Since my background with the pre-Christian world is mostly in the Old Testament, I do not think that the pagan order was a universal view. There were coups of power all the time, like that of the younger sons, Seth, Jacob, and Joseph, the Hebrew slave, Moses, thwarting Egypt, pagan Ruth being the great-grandmother of King David, who supplanted his birth order and Jonathan’s right to the throne. It seems Israel was influenced at times by their pagan neighbors, but God brought about cleansings of the idols and admonitions against the wrong attitude of offering sacrifices, (like Psalm 50/51). Many Jews did not recognize Christ, but they were not the ones who followed their own tradition in spirit and in truth. Many Jews did, and they were the first converts. I get the idea that the OT people I mention above would have. In other words, types of Christ had existed throughout all time, even though a minority may have recognized them.
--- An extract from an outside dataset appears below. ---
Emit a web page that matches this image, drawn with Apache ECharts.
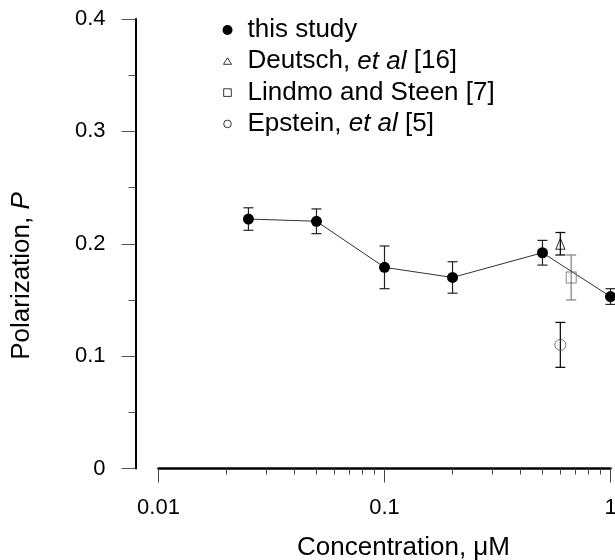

I am also pondering what would have happened if Greek (Athens) had not been the language of the Early Church. Since the Jews (Jerusalem) rejected Christ and the early Church did not continue in Hebrew, we will never know. However we still have the Old Testament which was decidedly Hebrew, the Septuagint Greek’s translation notwithstanding. I have read a little about how Hebrew storytelling is metaphorical and pictoral. Being mostly a concrete thinker I identify with Christ as Shepherd, the Lamb of God, the Rock of Ages. I also believe that there are enough references to the Old Testament in the services and Church Fathers to keep that imagery and method alive (maybe a friendship between this method and the idea of forms and analogeia entis can be made, which I may explore later). The Church Fathers, starting with St. Paul on Mars Hill, apparently did not inact a dialectical antagonism between the two in practice, at least not to the point of cleansing the language references of either one, Tertullian’s and Justin Martyr’s differences of opinion notwithstanding.